What to do → Gather the lines below that include the string "this", copying each in full.

Stored records →
────────────────────────────────────────
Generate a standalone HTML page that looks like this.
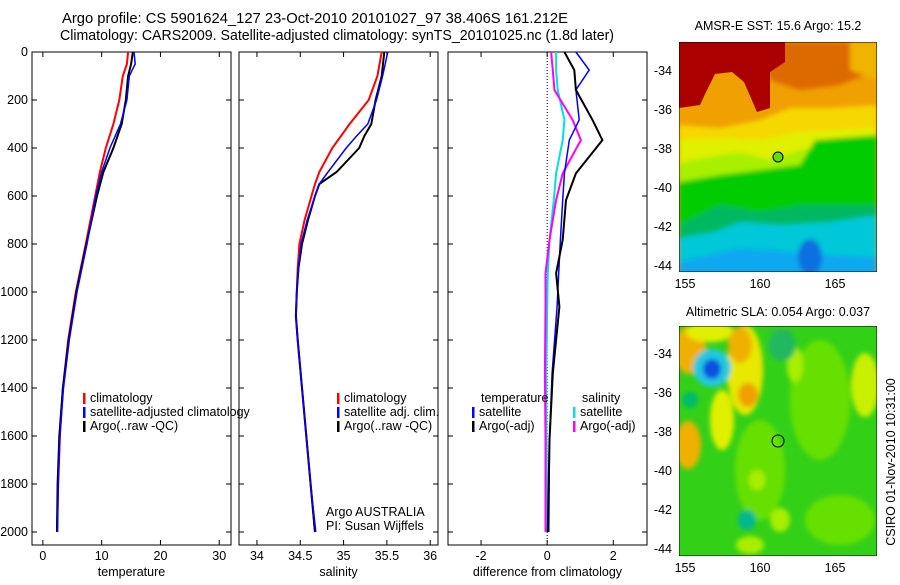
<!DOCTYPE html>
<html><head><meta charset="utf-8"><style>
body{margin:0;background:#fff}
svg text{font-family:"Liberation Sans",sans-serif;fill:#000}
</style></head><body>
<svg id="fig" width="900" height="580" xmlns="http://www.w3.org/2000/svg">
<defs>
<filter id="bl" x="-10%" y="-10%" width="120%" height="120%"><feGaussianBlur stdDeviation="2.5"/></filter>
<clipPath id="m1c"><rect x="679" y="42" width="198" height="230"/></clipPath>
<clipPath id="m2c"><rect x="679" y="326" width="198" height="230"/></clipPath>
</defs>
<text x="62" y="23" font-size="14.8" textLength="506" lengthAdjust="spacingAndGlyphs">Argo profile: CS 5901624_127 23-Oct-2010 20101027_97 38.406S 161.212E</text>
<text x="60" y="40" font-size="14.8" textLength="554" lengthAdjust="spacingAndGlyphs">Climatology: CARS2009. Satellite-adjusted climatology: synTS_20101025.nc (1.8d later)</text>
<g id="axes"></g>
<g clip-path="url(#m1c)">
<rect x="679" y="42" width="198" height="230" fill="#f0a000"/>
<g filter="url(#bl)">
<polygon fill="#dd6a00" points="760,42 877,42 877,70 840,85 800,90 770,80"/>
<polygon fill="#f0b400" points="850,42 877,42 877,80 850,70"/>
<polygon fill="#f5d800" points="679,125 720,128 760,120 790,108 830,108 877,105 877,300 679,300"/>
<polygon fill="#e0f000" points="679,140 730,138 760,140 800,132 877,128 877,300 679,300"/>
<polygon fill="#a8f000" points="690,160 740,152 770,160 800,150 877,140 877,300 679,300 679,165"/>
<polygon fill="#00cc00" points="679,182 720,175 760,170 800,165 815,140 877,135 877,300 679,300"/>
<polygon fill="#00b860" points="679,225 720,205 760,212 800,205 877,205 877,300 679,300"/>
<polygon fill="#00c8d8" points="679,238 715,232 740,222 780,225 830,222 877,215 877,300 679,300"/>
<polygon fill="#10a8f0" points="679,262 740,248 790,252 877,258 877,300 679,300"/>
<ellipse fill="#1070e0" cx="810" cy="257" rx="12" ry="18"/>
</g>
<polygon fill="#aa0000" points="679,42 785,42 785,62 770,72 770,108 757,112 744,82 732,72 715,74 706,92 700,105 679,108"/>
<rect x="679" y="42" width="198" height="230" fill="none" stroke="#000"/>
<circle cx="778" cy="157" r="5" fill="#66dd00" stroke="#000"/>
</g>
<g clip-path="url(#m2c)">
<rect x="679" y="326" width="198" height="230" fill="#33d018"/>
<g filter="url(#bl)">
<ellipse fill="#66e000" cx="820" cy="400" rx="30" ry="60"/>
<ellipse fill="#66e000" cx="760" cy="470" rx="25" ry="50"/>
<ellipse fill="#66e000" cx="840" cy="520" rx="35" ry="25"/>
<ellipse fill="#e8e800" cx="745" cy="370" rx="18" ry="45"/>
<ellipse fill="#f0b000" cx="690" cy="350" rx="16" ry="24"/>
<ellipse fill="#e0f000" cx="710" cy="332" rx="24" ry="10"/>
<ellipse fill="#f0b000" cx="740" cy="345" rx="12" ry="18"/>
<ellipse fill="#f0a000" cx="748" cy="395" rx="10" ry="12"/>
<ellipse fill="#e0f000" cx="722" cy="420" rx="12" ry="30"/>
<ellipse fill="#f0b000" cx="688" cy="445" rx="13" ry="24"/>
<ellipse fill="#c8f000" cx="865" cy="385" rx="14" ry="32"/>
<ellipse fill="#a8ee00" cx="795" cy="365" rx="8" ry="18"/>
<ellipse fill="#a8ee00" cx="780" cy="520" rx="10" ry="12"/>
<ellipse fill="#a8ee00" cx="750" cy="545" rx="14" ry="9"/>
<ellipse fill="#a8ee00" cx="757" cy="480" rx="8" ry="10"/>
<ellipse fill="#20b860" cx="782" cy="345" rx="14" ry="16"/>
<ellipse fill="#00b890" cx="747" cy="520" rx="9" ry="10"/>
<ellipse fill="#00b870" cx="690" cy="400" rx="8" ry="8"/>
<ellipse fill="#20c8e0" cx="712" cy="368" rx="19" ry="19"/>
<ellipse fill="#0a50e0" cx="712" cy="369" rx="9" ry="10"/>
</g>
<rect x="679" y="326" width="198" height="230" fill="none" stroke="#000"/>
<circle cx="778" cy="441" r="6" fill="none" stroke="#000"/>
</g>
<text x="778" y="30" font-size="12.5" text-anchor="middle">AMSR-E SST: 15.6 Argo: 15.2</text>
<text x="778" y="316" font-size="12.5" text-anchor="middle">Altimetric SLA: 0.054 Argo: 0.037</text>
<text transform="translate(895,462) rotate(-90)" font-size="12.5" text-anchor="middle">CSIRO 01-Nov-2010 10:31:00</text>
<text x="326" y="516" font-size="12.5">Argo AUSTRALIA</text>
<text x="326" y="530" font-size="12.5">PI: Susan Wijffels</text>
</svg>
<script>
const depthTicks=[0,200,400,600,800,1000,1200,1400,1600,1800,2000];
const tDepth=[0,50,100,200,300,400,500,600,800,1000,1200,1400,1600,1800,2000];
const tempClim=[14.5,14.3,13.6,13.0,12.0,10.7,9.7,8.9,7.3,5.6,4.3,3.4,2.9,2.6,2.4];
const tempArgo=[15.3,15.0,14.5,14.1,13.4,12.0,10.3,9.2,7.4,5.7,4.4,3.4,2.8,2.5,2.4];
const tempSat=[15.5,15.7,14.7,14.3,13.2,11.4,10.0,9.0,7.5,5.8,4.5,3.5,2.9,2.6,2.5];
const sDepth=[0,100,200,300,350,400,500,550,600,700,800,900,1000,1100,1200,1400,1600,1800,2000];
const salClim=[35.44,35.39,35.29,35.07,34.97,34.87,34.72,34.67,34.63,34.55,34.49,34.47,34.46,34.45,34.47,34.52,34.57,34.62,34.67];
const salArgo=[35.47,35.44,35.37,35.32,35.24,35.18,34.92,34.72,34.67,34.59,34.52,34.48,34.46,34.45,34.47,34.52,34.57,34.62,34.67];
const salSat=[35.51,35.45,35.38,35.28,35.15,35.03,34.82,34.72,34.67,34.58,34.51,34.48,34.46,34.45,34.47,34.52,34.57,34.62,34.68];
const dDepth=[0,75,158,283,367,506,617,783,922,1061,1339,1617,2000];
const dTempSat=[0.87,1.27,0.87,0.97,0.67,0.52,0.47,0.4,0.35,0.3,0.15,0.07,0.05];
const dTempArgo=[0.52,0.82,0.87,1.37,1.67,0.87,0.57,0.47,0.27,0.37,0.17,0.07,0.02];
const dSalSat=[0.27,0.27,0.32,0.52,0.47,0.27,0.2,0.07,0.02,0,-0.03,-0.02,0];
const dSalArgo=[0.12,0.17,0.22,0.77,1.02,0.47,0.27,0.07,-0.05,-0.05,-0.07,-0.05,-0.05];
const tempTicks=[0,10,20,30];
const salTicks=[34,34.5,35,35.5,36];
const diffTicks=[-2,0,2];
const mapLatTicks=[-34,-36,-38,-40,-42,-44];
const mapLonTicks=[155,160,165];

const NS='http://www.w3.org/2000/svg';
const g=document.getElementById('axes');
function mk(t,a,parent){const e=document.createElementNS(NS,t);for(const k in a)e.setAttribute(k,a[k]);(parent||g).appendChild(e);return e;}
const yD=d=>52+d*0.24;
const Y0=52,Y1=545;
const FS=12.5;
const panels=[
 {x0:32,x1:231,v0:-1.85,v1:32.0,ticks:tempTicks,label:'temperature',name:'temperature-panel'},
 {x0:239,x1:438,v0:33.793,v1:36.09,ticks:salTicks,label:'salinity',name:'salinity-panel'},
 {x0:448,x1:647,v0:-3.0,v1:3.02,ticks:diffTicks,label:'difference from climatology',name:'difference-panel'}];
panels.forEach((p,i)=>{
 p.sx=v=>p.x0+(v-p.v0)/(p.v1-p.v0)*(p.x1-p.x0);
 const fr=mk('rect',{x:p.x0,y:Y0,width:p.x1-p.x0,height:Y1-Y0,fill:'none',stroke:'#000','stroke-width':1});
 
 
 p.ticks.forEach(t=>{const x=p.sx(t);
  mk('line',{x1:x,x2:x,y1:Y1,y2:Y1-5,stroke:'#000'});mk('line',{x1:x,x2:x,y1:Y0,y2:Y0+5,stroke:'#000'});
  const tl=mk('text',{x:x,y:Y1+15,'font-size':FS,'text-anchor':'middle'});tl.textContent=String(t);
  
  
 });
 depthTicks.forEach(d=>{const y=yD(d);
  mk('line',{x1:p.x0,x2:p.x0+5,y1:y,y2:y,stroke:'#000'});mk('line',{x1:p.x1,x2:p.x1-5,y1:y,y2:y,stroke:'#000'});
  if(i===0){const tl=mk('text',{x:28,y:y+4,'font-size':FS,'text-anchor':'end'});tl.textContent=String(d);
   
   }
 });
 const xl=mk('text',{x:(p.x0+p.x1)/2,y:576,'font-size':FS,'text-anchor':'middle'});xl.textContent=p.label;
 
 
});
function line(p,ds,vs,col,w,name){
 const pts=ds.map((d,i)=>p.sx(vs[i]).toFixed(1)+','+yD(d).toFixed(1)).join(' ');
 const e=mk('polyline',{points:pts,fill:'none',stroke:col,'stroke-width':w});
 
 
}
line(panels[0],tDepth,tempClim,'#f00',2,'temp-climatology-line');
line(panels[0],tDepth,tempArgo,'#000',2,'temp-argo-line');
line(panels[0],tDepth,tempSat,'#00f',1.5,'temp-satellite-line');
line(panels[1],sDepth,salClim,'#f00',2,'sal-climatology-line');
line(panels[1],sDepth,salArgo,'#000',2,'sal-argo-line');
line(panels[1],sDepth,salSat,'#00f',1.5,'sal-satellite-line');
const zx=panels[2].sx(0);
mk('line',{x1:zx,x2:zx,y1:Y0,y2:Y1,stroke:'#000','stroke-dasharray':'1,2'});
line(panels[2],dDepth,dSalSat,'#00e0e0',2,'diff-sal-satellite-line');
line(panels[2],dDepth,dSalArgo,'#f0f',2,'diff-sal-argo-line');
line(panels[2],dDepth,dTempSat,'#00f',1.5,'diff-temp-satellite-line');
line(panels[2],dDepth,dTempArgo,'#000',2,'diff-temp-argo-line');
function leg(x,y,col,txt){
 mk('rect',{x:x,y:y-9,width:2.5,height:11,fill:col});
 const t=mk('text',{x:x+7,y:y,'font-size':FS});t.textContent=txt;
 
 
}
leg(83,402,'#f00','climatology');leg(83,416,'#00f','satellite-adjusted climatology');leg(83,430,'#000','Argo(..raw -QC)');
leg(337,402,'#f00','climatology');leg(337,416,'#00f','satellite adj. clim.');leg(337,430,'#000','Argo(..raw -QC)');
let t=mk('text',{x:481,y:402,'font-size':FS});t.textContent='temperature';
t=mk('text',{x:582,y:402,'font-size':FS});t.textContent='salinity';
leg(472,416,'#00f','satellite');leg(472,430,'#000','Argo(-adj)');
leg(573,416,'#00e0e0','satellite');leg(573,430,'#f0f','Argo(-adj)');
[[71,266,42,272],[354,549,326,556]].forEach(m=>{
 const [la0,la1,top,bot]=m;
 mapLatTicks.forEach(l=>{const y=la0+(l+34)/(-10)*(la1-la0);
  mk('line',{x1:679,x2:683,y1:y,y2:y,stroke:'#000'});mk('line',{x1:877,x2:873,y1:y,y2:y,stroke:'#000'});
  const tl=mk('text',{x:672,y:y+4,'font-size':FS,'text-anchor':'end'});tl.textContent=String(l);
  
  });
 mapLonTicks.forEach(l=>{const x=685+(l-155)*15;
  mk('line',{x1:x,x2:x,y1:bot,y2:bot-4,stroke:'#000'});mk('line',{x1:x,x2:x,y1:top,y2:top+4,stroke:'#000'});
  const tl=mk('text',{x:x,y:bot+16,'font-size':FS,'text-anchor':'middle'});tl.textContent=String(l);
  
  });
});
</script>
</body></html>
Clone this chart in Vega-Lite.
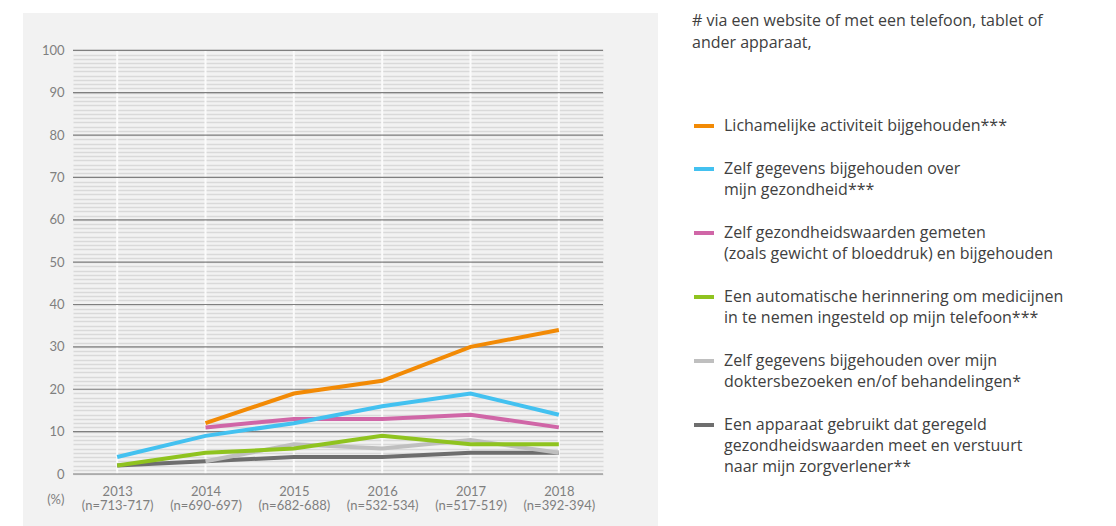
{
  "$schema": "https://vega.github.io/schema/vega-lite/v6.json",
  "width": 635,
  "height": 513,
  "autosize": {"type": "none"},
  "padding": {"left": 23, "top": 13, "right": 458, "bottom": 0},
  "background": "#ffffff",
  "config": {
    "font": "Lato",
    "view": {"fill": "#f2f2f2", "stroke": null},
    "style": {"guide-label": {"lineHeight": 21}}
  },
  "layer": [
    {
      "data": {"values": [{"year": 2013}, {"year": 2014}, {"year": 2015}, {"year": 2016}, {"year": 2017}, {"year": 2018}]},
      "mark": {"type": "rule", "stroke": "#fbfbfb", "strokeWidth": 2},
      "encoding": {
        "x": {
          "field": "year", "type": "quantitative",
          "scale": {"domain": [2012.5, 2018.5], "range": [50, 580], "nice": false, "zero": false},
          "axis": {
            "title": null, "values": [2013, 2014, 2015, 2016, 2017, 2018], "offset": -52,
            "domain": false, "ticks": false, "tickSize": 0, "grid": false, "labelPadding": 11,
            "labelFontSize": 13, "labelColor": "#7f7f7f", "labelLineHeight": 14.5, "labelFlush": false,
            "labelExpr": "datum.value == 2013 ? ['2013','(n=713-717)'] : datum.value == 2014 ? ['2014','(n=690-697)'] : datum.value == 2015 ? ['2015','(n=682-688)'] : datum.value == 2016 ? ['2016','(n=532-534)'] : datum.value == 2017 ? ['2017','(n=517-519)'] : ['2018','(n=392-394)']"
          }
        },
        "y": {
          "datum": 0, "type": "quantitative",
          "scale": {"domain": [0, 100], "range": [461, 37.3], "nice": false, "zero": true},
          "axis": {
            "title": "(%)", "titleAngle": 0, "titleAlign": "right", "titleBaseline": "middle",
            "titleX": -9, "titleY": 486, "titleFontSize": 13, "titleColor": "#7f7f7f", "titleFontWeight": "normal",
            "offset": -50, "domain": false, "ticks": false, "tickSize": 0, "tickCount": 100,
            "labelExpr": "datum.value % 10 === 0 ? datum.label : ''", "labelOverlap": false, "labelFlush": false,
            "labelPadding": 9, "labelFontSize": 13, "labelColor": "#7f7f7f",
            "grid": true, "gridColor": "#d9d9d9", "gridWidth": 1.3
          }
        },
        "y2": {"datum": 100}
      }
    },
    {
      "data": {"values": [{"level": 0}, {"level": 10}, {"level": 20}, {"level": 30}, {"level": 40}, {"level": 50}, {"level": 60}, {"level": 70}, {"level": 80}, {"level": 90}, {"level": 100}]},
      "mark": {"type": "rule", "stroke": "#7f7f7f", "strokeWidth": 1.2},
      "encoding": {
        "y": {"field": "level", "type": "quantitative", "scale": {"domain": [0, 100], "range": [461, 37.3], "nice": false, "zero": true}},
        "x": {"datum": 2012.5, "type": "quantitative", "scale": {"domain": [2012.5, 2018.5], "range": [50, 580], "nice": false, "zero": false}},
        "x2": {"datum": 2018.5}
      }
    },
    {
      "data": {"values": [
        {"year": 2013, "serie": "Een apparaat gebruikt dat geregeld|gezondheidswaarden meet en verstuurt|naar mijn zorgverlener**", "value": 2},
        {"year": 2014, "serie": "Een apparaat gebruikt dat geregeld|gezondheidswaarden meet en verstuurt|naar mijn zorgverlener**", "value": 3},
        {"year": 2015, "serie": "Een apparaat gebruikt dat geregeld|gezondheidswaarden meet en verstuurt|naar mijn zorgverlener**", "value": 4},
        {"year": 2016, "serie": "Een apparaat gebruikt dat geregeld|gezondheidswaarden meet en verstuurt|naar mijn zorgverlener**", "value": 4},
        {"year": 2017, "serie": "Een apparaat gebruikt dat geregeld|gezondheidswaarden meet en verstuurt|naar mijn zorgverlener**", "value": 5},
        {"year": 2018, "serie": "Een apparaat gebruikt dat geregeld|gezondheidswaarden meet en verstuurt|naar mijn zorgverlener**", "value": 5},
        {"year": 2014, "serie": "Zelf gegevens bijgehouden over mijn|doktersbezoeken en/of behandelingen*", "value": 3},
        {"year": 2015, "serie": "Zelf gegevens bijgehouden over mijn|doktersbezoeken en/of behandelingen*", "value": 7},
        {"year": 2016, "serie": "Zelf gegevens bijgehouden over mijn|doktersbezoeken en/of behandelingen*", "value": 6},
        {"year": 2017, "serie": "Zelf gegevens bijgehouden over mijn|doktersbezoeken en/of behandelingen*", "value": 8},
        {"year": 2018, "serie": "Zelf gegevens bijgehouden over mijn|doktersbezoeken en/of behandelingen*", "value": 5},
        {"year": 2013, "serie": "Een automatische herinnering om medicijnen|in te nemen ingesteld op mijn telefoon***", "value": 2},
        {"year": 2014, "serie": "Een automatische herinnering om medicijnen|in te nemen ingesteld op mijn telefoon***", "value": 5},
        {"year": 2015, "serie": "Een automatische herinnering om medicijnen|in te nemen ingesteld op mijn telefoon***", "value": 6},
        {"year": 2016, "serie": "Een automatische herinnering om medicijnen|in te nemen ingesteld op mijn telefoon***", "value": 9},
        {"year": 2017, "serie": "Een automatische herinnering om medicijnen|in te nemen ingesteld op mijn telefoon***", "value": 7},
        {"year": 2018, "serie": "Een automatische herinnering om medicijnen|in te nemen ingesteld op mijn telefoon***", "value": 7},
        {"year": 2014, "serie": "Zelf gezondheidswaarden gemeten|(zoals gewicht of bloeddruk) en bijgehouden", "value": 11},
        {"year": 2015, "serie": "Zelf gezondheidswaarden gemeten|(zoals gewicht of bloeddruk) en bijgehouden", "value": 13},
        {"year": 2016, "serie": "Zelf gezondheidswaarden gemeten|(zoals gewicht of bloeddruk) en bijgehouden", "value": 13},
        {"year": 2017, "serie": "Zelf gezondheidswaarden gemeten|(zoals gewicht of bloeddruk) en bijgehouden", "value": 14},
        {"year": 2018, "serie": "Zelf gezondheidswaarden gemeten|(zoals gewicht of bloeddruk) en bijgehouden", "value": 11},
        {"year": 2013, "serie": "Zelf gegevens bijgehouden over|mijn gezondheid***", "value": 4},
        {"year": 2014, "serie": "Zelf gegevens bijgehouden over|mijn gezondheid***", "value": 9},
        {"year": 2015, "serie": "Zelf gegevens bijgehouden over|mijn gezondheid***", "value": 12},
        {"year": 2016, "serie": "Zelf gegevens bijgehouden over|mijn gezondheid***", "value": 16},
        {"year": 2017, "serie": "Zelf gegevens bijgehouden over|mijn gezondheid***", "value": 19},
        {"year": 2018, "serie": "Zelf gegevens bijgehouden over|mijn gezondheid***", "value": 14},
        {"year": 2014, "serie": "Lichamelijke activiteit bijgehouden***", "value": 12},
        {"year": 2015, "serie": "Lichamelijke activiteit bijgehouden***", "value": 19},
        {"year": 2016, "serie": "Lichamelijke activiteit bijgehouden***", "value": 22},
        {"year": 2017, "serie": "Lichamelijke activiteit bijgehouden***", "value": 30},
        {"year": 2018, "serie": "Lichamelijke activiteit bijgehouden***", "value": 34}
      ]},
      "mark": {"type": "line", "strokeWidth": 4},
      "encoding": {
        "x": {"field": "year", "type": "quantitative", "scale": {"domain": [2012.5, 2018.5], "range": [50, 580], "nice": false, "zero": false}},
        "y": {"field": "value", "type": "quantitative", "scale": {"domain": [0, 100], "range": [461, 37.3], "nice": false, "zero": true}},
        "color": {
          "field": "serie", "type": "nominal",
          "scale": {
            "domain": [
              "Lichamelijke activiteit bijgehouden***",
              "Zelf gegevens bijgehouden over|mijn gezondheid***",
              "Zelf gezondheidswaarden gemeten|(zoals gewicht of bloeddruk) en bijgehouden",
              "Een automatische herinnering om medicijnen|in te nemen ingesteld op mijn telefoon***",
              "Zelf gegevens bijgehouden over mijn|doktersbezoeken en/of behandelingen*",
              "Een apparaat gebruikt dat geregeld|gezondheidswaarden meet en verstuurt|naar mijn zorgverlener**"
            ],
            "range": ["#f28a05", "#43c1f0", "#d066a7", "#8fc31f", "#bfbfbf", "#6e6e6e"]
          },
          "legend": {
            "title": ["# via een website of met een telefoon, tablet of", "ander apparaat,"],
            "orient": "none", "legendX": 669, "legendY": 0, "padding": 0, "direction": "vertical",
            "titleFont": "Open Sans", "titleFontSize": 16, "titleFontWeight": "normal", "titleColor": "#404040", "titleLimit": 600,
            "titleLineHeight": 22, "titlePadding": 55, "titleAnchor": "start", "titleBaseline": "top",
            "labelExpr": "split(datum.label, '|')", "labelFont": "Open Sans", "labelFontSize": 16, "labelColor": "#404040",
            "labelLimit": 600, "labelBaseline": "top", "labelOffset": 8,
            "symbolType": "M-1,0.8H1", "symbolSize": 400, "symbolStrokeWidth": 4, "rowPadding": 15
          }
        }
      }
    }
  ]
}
────────────────────────────────────────
Reply →
Generate a standalone HTML page that looks like this.
Clone this chart in Vega-Lite.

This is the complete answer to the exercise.